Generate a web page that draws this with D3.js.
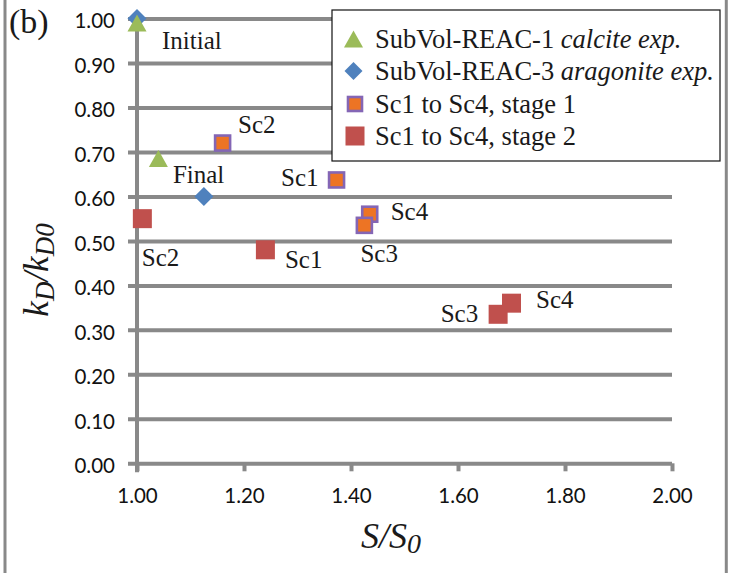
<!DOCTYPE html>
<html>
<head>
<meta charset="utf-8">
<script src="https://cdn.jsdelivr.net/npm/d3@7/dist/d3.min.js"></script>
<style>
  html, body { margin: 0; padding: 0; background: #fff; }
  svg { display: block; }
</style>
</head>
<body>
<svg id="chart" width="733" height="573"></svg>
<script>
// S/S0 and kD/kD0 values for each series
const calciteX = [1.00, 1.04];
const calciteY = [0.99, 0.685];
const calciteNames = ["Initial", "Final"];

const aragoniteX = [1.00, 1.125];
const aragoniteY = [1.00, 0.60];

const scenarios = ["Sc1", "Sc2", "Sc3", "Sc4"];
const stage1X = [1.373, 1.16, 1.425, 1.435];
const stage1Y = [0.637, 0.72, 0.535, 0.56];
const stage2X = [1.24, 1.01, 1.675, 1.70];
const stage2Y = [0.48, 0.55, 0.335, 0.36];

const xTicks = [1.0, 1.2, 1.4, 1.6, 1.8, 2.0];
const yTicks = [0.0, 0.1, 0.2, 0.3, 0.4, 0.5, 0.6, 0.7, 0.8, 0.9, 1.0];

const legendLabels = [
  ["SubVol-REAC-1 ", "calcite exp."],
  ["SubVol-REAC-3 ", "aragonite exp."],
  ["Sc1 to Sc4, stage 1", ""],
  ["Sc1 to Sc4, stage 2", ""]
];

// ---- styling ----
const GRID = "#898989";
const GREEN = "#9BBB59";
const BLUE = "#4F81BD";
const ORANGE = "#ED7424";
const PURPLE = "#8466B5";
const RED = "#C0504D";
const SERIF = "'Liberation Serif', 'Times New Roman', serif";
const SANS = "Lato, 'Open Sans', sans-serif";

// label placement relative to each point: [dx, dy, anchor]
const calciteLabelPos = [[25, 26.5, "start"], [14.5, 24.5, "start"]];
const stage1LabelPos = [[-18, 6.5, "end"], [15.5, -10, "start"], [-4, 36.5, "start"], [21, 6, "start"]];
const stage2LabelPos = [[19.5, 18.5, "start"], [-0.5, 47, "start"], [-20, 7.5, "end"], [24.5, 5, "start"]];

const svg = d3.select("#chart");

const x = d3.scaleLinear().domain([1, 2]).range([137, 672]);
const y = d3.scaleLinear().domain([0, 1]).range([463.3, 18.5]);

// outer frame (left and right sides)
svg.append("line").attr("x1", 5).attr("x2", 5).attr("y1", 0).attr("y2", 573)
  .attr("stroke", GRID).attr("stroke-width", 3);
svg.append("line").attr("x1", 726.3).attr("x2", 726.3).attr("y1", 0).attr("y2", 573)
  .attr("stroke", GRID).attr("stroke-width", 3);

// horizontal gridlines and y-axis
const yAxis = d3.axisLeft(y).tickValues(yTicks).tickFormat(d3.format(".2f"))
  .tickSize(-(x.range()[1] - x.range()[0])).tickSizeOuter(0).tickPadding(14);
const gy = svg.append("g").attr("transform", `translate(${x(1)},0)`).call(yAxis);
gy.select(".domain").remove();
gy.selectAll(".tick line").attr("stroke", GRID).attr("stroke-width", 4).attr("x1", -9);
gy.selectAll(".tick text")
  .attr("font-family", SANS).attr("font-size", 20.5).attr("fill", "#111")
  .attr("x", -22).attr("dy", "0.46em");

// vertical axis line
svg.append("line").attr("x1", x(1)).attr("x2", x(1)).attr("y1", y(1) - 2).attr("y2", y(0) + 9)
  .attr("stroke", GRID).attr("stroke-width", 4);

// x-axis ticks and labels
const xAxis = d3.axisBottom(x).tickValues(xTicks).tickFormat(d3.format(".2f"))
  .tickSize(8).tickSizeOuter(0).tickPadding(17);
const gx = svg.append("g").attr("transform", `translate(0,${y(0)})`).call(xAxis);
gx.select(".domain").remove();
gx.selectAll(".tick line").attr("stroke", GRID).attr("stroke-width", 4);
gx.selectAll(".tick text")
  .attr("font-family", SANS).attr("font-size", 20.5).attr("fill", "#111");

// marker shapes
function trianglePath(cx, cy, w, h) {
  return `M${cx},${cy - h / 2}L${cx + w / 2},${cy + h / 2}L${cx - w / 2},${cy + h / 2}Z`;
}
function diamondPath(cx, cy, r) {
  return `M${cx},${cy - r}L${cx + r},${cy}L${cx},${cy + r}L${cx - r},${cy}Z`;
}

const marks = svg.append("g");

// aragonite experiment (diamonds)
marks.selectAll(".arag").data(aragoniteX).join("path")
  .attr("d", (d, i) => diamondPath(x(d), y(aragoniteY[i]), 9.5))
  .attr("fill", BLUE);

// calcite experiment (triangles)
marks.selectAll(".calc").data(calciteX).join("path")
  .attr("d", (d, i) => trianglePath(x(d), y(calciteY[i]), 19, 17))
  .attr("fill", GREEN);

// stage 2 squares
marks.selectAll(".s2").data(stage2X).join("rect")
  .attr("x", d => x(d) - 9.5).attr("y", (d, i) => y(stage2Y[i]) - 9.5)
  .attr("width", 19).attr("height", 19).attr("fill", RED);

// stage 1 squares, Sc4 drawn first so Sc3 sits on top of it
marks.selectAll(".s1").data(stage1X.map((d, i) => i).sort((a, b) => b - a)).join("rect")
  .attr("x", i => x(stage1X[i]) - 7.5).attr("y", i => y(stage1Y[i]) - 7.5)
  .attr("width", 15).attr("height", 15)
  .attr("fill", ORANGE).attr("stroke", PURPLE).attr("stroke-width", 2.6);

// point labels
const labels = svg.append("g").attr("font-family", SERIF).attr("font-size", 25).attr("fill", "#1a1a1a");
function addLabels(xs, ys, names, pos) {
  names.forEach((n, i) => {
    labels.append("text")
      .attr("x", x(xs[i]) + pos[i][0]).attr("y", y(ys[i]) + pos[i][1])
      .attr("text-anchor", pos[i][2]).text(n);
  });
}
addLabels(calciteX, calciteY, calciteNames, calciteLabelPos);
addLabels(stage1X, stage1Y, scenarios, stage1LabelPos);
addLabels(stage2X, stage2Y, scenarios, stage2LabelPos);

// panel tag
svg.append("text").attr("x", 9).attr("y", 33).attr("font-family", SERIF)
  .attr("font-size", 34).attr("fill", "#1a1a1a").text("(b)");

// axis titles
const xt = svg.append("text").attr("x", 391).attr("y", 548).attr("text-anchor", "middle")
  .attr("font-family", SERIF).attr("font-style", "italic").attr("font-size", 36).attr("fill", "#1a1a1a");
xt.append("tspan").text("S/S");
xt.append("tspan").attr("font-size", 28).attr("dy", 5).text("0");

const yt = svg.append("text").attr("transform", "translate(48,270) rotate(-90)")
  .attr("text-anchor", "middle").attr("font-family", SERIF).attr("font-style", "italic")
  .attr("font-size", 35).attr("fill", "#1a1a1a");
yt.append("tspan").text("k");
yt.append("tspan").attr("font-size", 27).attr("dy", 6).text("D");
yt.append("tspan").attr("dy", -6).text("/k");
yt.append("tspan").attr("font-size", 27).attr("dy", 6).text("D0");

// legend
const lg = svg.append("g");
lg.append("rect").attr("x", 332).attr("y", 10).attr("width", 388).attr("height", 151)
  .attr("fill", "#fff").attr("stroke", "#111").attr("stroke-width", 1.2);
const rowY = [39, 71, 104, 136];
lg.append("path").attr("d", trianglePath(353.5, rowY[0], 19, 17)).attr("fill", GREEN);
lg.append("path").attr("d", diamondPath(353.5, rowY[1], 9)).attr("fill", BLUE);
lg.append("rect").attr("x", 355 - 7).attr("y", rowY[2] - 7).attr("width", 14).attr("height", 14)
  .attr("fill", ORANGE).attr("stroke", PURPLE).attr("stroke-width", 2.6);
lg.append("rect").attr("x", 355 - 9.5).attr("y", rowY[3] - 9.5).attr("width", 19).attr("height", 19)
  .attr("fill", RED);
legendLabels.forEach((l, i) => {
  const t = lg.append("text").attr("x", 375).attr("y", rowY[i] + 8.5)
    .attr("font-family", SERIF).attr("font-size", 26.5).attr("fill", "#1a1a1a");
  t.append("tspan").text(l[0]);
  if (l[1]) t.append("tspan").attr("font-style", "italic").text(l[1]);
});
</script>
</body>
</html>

§

## Exercise brief
Pictures stay out. Repeat only the lines from the beginning of the data through the line that has "const aragoniteY = [1.00, 0.60];".

## Solved problem
Generate a web page that draws this with D3.js.
<!DOCTYPE html>
<html>
<head>
<meta charset="utf-8">
<script src="https://cdn.jsdelivr.net/npm/d3@7/dist/d3.min.js"></script>
<style>
  html, body { margin: 0; padding: 0; background: #fff; }
  svg { display: block; }
</style>
</head>
<body>
<svg id="chart" width="733" height="573"></svg>
<script>
// S/S0 and kD/kD0 values for each series
const calciteX = [1.00, 1.04];
const calciteY = [0.99, 0.685];
const calciteNames = ["Initial", "Final"];

const aragoniteX = [1.00, 1.125];
const aragoniteY = [1.00, 0.60];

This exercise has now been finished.